__What you have to do__
Reproduce the listing below in full and without alteration, apart from its pictures.

__Dataset excerpt__

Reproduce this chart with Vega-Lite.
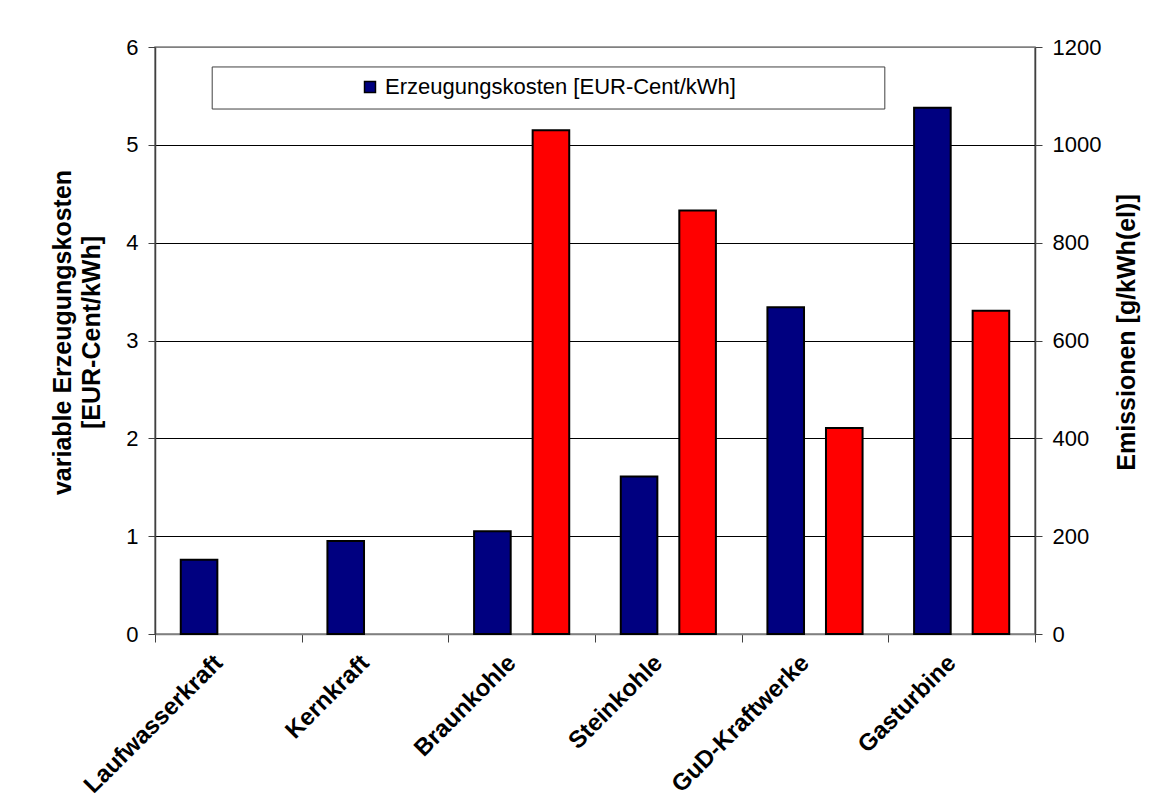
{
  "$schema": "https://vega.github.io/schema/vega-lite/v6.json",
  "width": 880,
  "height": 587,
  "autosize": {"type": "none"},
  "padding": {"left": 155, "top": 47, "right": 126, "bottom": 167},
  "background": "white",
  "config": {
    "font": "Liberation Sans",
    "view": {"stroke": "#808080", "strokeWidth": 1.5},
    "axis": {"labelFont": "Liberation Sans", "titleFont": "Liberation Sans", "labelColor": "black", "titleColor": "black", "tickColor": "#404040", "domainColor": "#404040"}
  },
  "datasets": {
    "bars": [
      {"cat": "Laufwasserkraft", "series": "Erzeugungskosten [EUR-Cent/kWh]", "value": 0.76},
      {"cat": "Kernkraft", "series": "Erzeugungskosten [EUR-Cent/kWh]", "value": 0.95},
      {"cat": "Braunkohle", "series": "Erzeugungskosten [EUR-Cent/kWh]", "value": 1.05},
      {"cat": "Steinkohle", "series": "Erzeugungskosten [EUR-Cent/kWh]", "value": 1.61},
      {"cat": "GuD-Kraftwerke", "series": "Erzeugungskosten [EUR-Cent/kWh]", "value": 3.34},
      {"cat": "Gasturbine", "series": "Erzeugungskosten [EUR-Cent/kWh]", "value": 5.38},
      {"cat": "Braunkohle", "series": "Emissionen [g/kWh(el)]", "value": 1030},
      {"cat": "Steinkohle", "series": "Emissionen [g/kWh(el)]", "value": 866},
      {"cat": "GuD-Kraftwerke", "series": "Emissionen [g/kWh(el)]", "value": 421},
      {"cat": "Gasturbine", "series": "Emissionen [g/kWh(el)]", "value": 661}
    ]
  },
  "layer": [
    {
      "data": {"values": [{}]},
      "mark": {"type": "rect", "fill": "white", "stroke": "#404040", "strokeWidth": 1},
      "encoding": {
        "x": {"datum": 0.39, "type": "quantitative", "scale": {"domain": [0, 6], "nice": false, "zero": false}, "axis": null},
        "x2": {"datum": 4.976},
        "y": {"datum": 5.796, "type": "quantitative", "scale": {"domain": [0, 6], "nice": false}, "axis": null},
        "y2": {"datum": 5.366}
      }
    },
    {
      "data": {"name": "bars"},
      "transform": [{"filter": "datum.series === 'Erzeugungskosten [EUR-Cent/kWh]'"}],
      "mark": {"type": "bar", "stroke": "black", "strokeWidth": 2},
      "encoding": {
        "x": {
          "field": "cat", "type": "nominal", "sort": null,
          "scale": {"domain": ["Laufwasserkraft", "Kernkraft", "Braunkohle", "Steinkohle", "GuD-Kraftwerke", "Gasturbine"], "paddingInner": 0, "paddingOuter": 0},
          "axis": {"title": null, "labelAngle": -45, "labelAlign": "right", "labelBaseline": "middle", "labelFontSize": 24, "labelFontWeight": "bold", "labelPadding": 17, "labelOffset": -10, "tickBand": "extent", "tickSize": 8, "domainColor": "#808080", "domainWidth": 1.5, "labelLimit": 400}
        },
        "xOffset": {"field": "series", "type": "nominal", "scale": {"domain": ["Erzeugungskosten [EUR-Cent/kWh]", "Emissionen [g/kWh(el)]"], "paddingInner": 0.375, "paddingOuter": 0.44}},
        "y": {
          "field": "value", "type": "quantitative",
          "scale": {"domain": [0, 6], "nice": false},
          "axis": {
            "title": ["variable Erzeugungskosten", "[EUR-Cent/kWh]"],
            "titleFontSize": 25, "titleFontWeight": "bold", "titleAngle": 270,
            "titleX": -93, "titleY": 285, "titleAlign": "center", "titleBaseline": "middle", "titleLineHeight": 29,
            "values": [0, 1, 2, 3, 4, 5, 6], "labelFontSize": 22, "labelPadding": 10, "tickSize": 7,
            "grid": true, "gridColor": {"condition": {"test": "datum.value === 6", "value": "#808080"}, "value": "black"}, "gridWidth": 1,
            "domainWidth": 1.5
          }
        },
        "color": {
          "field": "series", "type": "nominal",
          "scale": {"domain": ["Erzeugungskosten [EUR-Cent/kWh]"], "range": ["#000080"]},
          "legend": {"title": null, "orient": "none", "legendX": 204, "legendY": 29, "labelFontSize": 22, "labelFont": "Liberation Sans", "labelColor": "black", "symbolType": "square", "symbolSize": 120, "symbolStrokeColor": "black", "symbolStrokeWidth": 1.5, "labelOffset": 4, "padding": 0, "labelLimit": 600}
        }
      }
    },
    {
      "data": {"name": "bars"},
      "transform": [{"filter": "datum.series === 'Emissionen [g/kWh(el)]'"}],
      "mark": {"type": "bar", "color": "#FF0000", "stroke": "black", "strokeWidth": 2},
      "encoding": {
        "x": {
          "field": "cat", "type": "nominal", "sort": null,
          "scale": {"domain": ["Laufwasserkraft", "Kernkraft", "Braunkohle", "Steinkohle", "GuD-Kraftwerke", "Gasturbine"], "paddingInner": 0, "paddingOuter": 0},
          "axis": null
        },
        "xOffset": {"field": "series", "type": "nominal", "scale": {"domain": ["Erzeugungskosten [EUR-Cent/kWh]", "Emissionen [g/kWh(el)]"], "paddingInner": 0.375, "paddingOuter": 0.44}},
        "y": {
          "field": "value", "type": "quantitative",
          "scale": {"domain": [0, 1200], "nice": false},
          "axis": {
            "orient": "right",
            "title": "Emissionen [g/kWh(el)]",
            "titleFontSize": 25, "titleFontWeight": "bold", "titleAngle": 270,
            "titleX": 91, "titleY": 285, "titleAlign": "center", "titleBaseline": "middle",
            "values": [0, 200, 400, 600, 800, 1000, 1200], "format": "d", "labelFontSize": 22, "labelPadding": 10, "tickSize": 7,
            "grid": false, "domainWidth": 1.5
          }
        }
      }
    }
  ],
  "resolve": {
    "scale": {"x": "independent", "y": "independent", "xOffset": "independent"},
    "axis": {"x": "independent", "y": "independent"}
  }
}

__Exercise result__
Reproduce this chart with Vega-Lite.
{
  "$schema": "https://vega.github.io/schema/vega-lite/v6.json",
  "width": 880,
  "height": 587,
  "autosize": {"type": "none"},
  "padding": {"left": 155, "top": 47, "right": 126, "bottom": 167},
  "background": "white",
  "config": {
    "font": "Liberation Sans",
    "view": {"stroke": "#808080", "strokeWidth": 1.5},
    "axis": {"labelFont": "Liberation Sans", "titleFont": "Liberation Sans", "labelColor": "black", "titleColor": "black", "tickColor": "#404040", "domainColor": "#404040"}
  },
  "datasets": {
    "bars": [
      {"cat": "Laufwasserkraft", "series": "Erzeugungskosten [EUR-Cent/kWh]", "value": 0.76},
      {"cat": "Kernkraft", "series": "Erzeugungskosten [EUR-Cent/kWh]", "value": 0.95},
      {"cat": "Braunkohle", "series": "Erzeugungskosten [EUR-Cent/kWh]", "value": 1.05},
      {"cat": "Steinkohle", "series": "Erzeugungskosten [EUR-Cent/kWh]", "value": 1.61},
      {"cat": "GuD-Kraftwerke", "series": "Erzeugungskosten [EUR-Cent/kWh]", "value": 3.34},
      {"cat": "Gasturbine", "series": "Erzeugungskosten [EUR-Cent/kWh]", "value": 5.38},
      {"cat": "Braunkohle", "series": "Emissionen [g/kWh(el)]", "value": 1030},
      {"cat": "Steinkohle", "series": "Emissionen [g/kWh(el)]", "value": 866},
      {"cat": "GuD-Kraftwerke", "series": "Emissionen [g/kWh(el)]", "value": 421},
      {"cat": "Gasturbine", "series": "Emissionen [g/kWh(el)]", "value": 661}
    ]
  },
  "layer": [
    {
      "data": {"values": [{}]},
      "mark": {"type": "rect", "fill": "white", "stroke": "#404040", "strokeWidth": 1},
      "encoding": {
        "x": {"datum": 0.39, "type": "quantitative", "scale": {"domain": [0, 6], "nice": false, "zero": false}, "axis": null},
        "x2": {"datum": 4.976},
        "y": {"datum": 5.796, "type": "quantitative", "scale": {"domain": [0, 6], "nice": false}, "axis": null},
        "y2": {"datum": 5.366}
      }
    },
    {
      "data": {"name": "bars"},
      "transform": [{"filter": "datum.series === 'Erzeugungskosten [EUR-Cent/kWh]'"}],
      "mark": {"type": "bar", "stroke": "black", "strokeWidth": 2},
      "encoding": {
        "x": {
          "field": "cat", "type": "nominal", "sort": null,
          "scale": {"domain": ["Laufwasserkraft", "Kernkraft", "Braunkohle", "Steinkohle", "GuD-Kraftwerke", "Gasturbine"], "paddingInner": 0, "paddingOuter": 0},
          "axis": {"title": null, "labelAngle": -45, "labelAlign": "right", "labelBaseline": "middle", "labelFontSize": 24, "labelFontWeight": "bold", "labelPadding": 17, "labelOffset": -10, "tickBand": "extent", "tickSize": 8, "domainColor": "#808080", "domainWidth": 1.5, "labelLimit": 400}
        },
        "xOffset": {"field": "series", "type": "nominal", "scale": {"domain": ["Erzeugungskosten [EUR-Cent/kWh]", "Emissionen [g/kWh(el)]"], "paddingInner": 0.375, "paddingOuter": 0.44}},
        "y": {
          "field": "value", "type": "quantitative",
          "scale": {"domain": [0, 6], "nice": false},
          "axis": {
            "title": ["variable Erzeugungskosten", "[EUR-Cent/kWh]"],
            "titleFontSize": 25, "titleFontWeight": "bold", "titleAngle": 270,
            "titleX": -93, "titleY": 285, "titleAlign": "center", "titleBaseline": "middle", "titleLineHeight": 29,
            "values": [0, 1, 2, 3, 4, 5, 6], "labelFontSize": 22, "labelPadding": 10, "tickSize": 7,
            "grid": true, "gridColor": {"condition": {"test": "datum.value === 6", "value": "#808080"}, "value": "black"}, "gridWidth": 1,
            "domainWidth": 1.5
          }
        },
        "color": {
          "field": "series", "type": "nominal",
          "scale": {"domain": ["Erzeugungskosten [EUR-Cent/kWh]"], "range": ["#000080"]},
          "legend": {"title": null, "orient": "none", "legendX": 204, "legendY": 29, "labelFontSize": 22, "labelFont": "Liberation Sans", "labelColor": "black", "symbolType": "square", "symbolSize": 120, "symbolStrokeColor": "black", "symbolStrokeWidth": 1.5, "labelOffset": 4, "padding": 0, "labelLimit": 600}
        }
      }
    },
    {
      "data": {"name": "bars"},
      "transform": [{"filter": "datum.series === 'Emissionen [g/kWh(el)]'"}],
      "mark": {"type": "bar", "color": "#FF0000", "stroke": "black", "strokeWidth": 2},
      "encoding": {
        "x": {
          "field": "cat", "type": "nominal", "sort": null,
          "scale": {"domain": ["Laufwasserkraft", "Kernkraft", "Braunkohle", "Steinkohle", "GuD-Kraftwerke", "Gasturbine"], "paddingInner": 0, "paddingOuter": 0},
          "axis": null
        },
        "xOffset": {"field": "series", "type": "nominal", "scale": {"domain": ["Erzeugungskosten [EUR-Cent/kWh]", "Emissionen [g/kWh(el)]"], "paddingInner": 0.375, "paddingOuter": 0.44}},
        "y": {
          "field": "value", "type": "quantitative",
          "scale": {"domain": [0, 1200], "nice": false},
          "axis": {
            "orient": "right",
            "title": "Emissionen [g/kWh(el)]",
            "titleFontSize": 25, "titleFontWeight": "bold", "titleAngle": 270,
            "titleX": 91, "titleY": 285, "titleAlign": "center", "titleBaseline": "middle",
            "values": [0, 200, 400, 600, 800, 1000, 1200], "format": "d", "labelFontSize": 22, "labelPadding": 10, "tickSize": 7,
            "grid": false, "domainWidth": 1.5
          }
        }
      }
    }
  ],
  "resolve": {
    "scale": {"x": "independent", "y": "independent", "xOffset": "independent"},
    "axis": {"x": "independent", "y": "independent"}
  }
}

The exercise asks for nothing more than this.